Please transcribe the listing below in full and word for word, without its pictures.
**** DATA PROVIDED ****
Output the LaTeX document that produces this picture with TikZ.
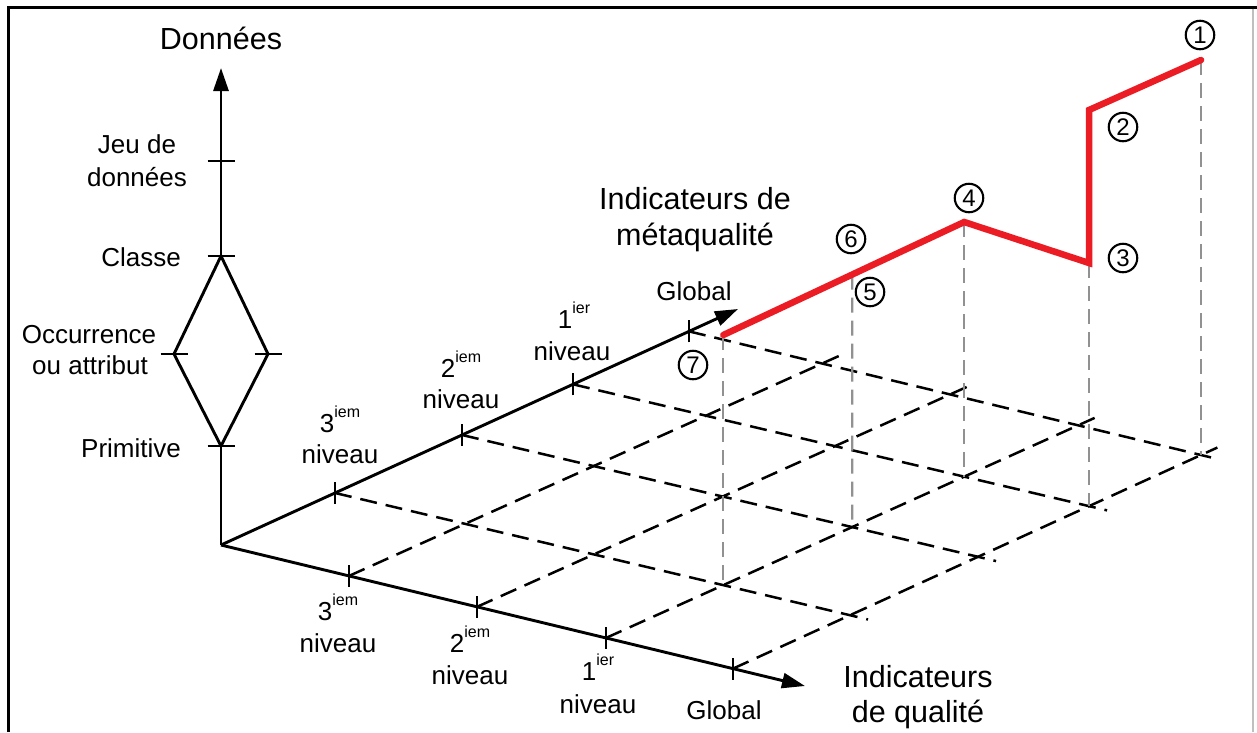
\documentclass[tikz,border=0pt]{standalone}
\usepackage{fontspec}
\setmainfont{Liberation Sans}
\usetikzlibrary{arrows.meta,calc}
\definecolor{redline}{RGB}{236,28,36}
\definecolor{vgray}{RGB}{145,145,145}
\newcommand\sups[1]{\raisebox{15pt}{\fontsize{16}{16}\selectfont #1}}
\begin{document}
\begin{tikzpicture}[x=1pt,y=-1pt,
  axis/.style={line width=2.9pt},
  axisarrow/.style={line width=2.9pt,-{Triangle[length=23pt,width=15pt]}},
  tickmark/.style={line width=2.5pt},
  gridline/.style={line width=2.5pt,dash pattern=on 17pt off 9pt},
  dropline/.style={vgray,line width=2.2pt,dash pattern=on 15pt off 8pt},
  redpath/.style={redline,line width=6.5pt,line cap=round,line join=miter},
  big/.style={font=\fontsize{30.5}{35}\selectfont,inner sep=0pt,anchor=base},
  lab/.style={font=\fontsize{26}{31}\selectfont,inner sep=0pt,anchor=base},
  num/.style={circle,draw,line width=2.1pt,minimum size=28.5pt,inner sep=0pt,font=\fontsize{24}{24}\selectfont}
]
\fill[white] (0,0) rectangle (1257,732);
\useasboundingbox (0,0) rectangle (1257,732);
% frame
\draw[line width=3pt] (8.5,732) -- (8.5,7) -- (1257,7);
\draw[black!25,line width=1.5pt] (1253,8.5) -- (1253,732);

% base coordinates
\coordinate (O) at (221,545);
\coordinate (Vtip) at (221,68);
\coordinate (Vjeu) at (221,161);
\coordinate (Vcla) at (221,256);
\coordinate (Vpri) at (221,446);
\coordinate (Dl) at (174,354);
\coordinate (Dr) at (268,354);
\coordinate (Mtip) at (738,309);
\coordinate (Qtip) at (805,686);
\coordinate (M1) at ($(O)!0.2205!(Mtip)$);
\coordinate (M2) at ($(O)!0.4662!(Mtip)$);
\coordinate (M3) at ($(O)!0.6809!(Mtip)$);
\coordinate (M4) at ($(O)!0.9052!(Mtip)$);
\coordinate (Q1) at ($(O)!0.2192!(Qtip)$);
\coordinate (Q2) at ($(O)!0.4384!(Qtip)$);
\coordinate (Q3) at ($(O)!0.6592!(Qtip)$);
\coordinate (Q4) at ($(O)!0.8767!(Qtip)$);
\coordinate (R4) at (1201,455);
\coordinate (R1) at ($(Q4)!0.25!(R4)$);
\coordinate (R2) at ($(Q4)!0.5235!(R4)$);
\coordinate (R3) at ($(Q4)!0.7607!(R4)$);
\coordinate (B1) at ($(M4)!0.26!(R4)$);
\coordinate (B2) at ($(M4)!0.51!(R4)$);
\coordinate (B3) at ($(M4)!0.76!(R4)$);
\coordinate (B4) at (R4);

% dashed grid
\foreach \i in {1,2,3,4}{
  \draw[gridline] (M\i) -- ($(M\i)!1.035!(R\i)$);
  \draw[gridline] (Q\i) -- ($(Q\i)!1.035!(B\i)$);
}

% grid points under the red line
\coordinate (G13) at (intersection of M1--R1 and Q3--B3);
\coordinate (G23) at (intersection of M2--R2 and Q3--B3);
\coordinate (G33) at (intersection of M3--R3 and Q3--B3);
\coordinate (G34) at (R3);
\coordinate (G44) at (R4);
\coordinate (h335) at (0,335);
\coordinate (h222) at (0,222);
\coordinate (h263) at (0,263);
\coordinate (h110) at (0,110);
\coordinate (h60) at (0,60);
\coordinate (r7) at (G13 |- h335);
\coordinate (r4) at (G33 |- h222);
\coordinate (r3) at (G34 |- h263);
\coordinate (r2) at (G34 |- h110);
\coordinate (r1) at (G44 |- h60);
\coordinate (G23up) at (G23 |- h60);
\coordinate (r56) at (intersection of r7--r4 and G23--G23up);

% grey drop lines
\draw[dropline] (r7) -- (G13);
\draw[dropline] (r56) -- (G23);
\draw[dropline] (r4) -- (G33);
\draw[dropline] (r3) -- (G34);
\draw[dropline] (r1) -- (G44);

% axes
\draw[axis] (O) -- (Vpri);
\draw[axisarrow] (Vcla) -- (Vtip);
\draw[axis,line join=miter] (Vpri) -- (Dl) -- (Vcla) -- (Dr) -- cycle;
\draw[axisarrow] (O) -- (Mtip);
\draw[axisarrow] (O) -- (Qtip);

% ticks
\foreach \p in {Vjeu,Vcla,Vpri,Dl,Dr}{
  \draw[tickmark] ([xshift=-13.5pt]\p) -- ([xshift=13.5pt]\p);
}
\foreach \p in {M1,M2,M3,M4,Q1,Q2,Q3,Q4}{
  \draw[tickmark] ([yshift=-11pt]\p) -- ([yshift=11pt]\p);
}

% red path
\draw[redpath] (r7) -- (r4) -- (r3) -- (r2) -- (r1);

% labels of the data axis
\node[big] (tDon) at (221,49) {Données};
\node[lab] (tJeu1) at (137,153) {Jeu de};
\node[lab] (tJeu2) at (137,186) {données};
\node[lab] (tCla) at (141,266) {Classe};
\node[lab] (tOcc1) at (89,343) {Occurrence};
\node[lab] (tOcc2) at (90,374) {ou attribut};
\node[lab] (tPri) at (131,457) {Primitive};

% labels of the metaquality axis
\node[lab] (m3a) at (340,432) {3\sups{iem}};
\node[lab] (m3b) at (340,463) {niveau};
\node[lab] (m2a) at (461,377) {2\sups{iem}};
\node[lab] (m2b) at (461,408) {niveau};
\node[lab] (m1a) at (574,328) {1\sups{ier}};
\node[lab] (m1b) at (572,360) {niveau};
\node[lab] (mG) at (694,300) {Global};
\node[big] (mt1) at (695,209) {Indicateurs de};
\node[big] (mt2) at (695,245) {métaqualité};

% labels of the quality axis
\node[lab] (q3a) at (338,620) {3\sups{iem}};
\node[lab] (q3b) at (338,652) {niveau};
\node[lab] (q2a) at (470,652) {2\sups{iem}};
\node[lab] (q2b) at (470,684) {niveau};
\node[lab] (q1a) at (598,680) {1\sups{ier}};
\node[lab] (q1b) at (598,713) {niveau};
\node[lab] (qG) at (724,719) {Global};
\node[big] (qt1) at (918,687) {Indicateurs};
\node[big] (qt2) at (918,722) {de qualité};

% circled numbers
\node[num] (c1) at (1200,35) {1};
\node[num] (c2) at (1123,127) {2};
\node[num] (c3) at (1123,258) {3};
\node[num] (c4) at (969,198) {4};
\node[num] (c5) at (870,292) {5};
\node[num] (c6) at (851,239) {6};
\node[num] (c7) at (693,365) {7};
\end{tikzpicture}
\end{document}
****
• _REPLY TO THE TASK_
Output the LaTeX document that produces this picture with TikZ.
\documentclass[tikz,border=0pt]{standalone}
\usepackage{fontspec}
\setmainfont{Liberation Sans}
\usetikzlibrary{arrows.meta,calc}
\definecolor{redline}{RGB}{236,28,36}
\definecolor{vgray}{RGB}{145,145,145}
\newcommand\sups[1]{\raisebox{15pt}{\fontsize{16}{16}\selectfont #1}}
\begin{document}
\begin{tikzpicture}[x=1pt,y=-1pt,
  axis/.style={line width=2.9pt},
  axisarrow/.style={line width=2.9pt,-{Triangle[length=23pt,width=15pt]}},
  tickmark/.style={line width=2.5pt},
  gridline/.style={line width=2.5pt,dash pattern=on 17pt off 9pt},
  dropline/.style={vgray,line width=2.2pt,dash pattern=on 15pt off 8pt},
  redpath/.style={redline,line width=6.5pt,line cap=round,line join=miter},
  big/.style={font=\fontsize{30.5}{35}\selectfont,inner sep=0pt,anchor=base},
  lab/.style={font=\fontsize{26}{31}\selectfont,inner sep=0pt,anchor=base},
  num/.style={circle,draw,line width=2.1pt,minimum size=28.5pt,inner sep=0pt,font=\fontsize{24}{24}\selectfont}
]
\fill[white] (0,0) rectangle (1257,732);
\useasboundingbox (0,0) rectangle (1257,732);
% frame
\draw[line width=3pt] (8.5,732) -- (8.5,7) -- (1257,7);
\draw[black!25,line width=1.5pt] (1253,8.5) -- (1253,732);

% base coordinates
\coordinate (O) at (221,545);
\coordinate (Vtip) at (221,68);
\coordinate (Vjeu) at (221,161);
\coordinate (Vcla) at (221,256);
\coordinate (Vpri) at (221,446);
\coordinate (Dl) at (174,354);
\coordinate (Dr) at (268,354);
\coordinate (Mtip) at (738,309);
\coordinate (Qtip) at (805,686);
\coordinate (M1) at ($(O)!0.2205!(Mtip)$);
\coordinate (M2) at ($(O)!0.4662!(Mtip)$);
\coordinate (M3) at ($(O)!0.6809!(Mtip)$);
\coordinate (M4) at ($(O)!0.9052!(Mtip)$);
\coordinate (Q1) at ($(O)!0.2192!(Qtip)$);
\coordinate (Q2) at ($(O)!0.4384!(Qtip)$);
\coordinate (Q3) at ($(O)!0.6592!(Qtip)$);
\coordinate (Q4) at ($(O)!0.8767!(Qtip)$);
\coordinate (R4) at (1201,455);
\coordinate (R1) at ($(Q4)!0.25!(R4)$);
\coordinate (R2) at ($(Q4)!0.5235!(R4)$);
\coordinate (R3) at ($(Q4)!0.7607!(R4)$);
\coordinate (B1) at ($(M4)!0.26!(R4)$);
\coordinate (B2) at ($(M4)!0.51!(R4)$);
\coordinate (B3) at ($(M4)!0.76!(R4)$);
\coordinate (B4) at (R4);

% dashed grid
\foreach \i in {1,2,3,4}{
  \draw[gridline] (M\i) -- ($(M\i)!1.035!(R\i)$);
  \draw[gridline] (Q\i) -- ($(Q\i)!1.035!(B\i)$);
}

% grid points under the red line
\coordinate (G13) at (intersection of M1--R1 and Q3--B3);
\coordinate (G23) at (intersection of M2--R2 and Q3--B3);
\coordinate (G33) at (intersection of M3--R3 and Q3--B3);
\coordinate (G34) at (R3);
\coordinate (G44) at (R4);
\coordinate (h335) at (0,335);
\coordinate (h222) at (0,222);
\coordinate (h263) at (0,263);
\coordinate (h110) at (0,110);
\coordinate (h60) at (0,60);
\coordinate (r7) at (G13 |- h335);
\coordinate (r4) at (G33 |- h222);
\coordinate (r3) at (G34 |- h263);
\coordinate (r2) at (G34 |- h110);
\coordinate (r1) at (G44 |- h60);
\coordinate (G23up) at (G23 |- h60);
\coordinate (r56) at (intersection of r7--r4 and G23--G23up);

% grey drop lines
\draw[dropline] (r7) -- (G13);
\draw[dropline] (r56) -- (G23);
\draw[dropline] (r4) -- (G33);
\draw[dropline] (r3) -- (G34);
\draw[dropline] (r1) -- (G44);

% axes
\draw[axis] (O) -- (Vpri);
\draw[axisarrow] (Vcla) -- (Vtip);
\draw[axis,line join=miter] (Vpri) -- (Dl) -- (Vcla) -- (Dr) -- cycle;
\draw[axisarrow] (O) -- (Mtip);
\draw[axisarrow] (O) -- (Qtip);

% ticks
\foreach \p in {Vjeu,Vcla,Vpri,Dl,Dr}{
  \draw[tickmark] ([xshift=-13.5pt]\p) -- ([xshift=13.5pt]\p);
}
\foreach \p in {M1,M2,M3,M4,Q1,Q2,Q3,Q4}{
  \draw[tickmark] ([yshift=-11pt]\p) -- ([yshift=11pt]\p);
}

% red path
\draw[redpath] (r7) -- (r4) -- (r3) -- (r2) -- (r1);

% labels of the data axis
\node[big] (tDon) at (221,49) {Données};
\node[lab] (tJeu1) at (137,153) {Jeu de};
\node[lab] (tJeu2) at (137,186) {données};
\node[lab] (tCla) at (141,266) {Classe};
\node[lab] (tOcc1) at (89,343) {Occurrence};
\node[lab] (tOcc2) at (90,374) {ou attribut};
\node[lab] (tPri) at (131,457) {Primitive};

% labels of the metaquality axis
\node[lab] (m3a) at (340,432) {3\sups{iem}};
\node[lab] (m3b) at (340,463) {niveau};
\node[lab] (m2a) at (461,377) {2\sups{iem}};
\node[lab] (m2b) at (461,408) {niveau};
\node[lab] (m1a) at (574,328) {1\sups{ier}};
\node[lab] (m1b) at (572,360) {niveau};
\node[lab] (mG) at (694,300) {Global};
\node[big] (mt1) at (695,209) {Indicateurs de};
\node[big] (mt2) at (695,245) {métaqualité};

% labels of the quality axis
\node[lab] (q3a) at (338,620) {3\sups{iem}};
\node[lab] (q3b) at (338,652) {niveau};
\node[lab] (q2a) at (470,652) {2\sups{iem}};
\node[lab] (q2b) at (470,684) {niveau};
\node[lab] (q1a) at (598,680) {1\sups{ier}};
\node[lab] (q1b) at (598,713) {niveau};
\node[lab] (qG) at (724,719) {Global};
\node[big] (qt1) at (918,687) {Indicateurs};
\node[big] (qt2) at (918,722) {de qualité};

% circled numbers
\node[num] (c1) at (1200,35) {1};
\node[num] (c2) at (1123,127) {2};
\node[num] (c3) at (1123,258) {3};
\node[num] (c4) at (969,198) {4};
\node[num] (c5) at (870,292) {5};
\node[num] (c6) at (851,239) {6};
\node[num] (c7) at (693,365) {7};
\end{tikzpicture}
\end{document}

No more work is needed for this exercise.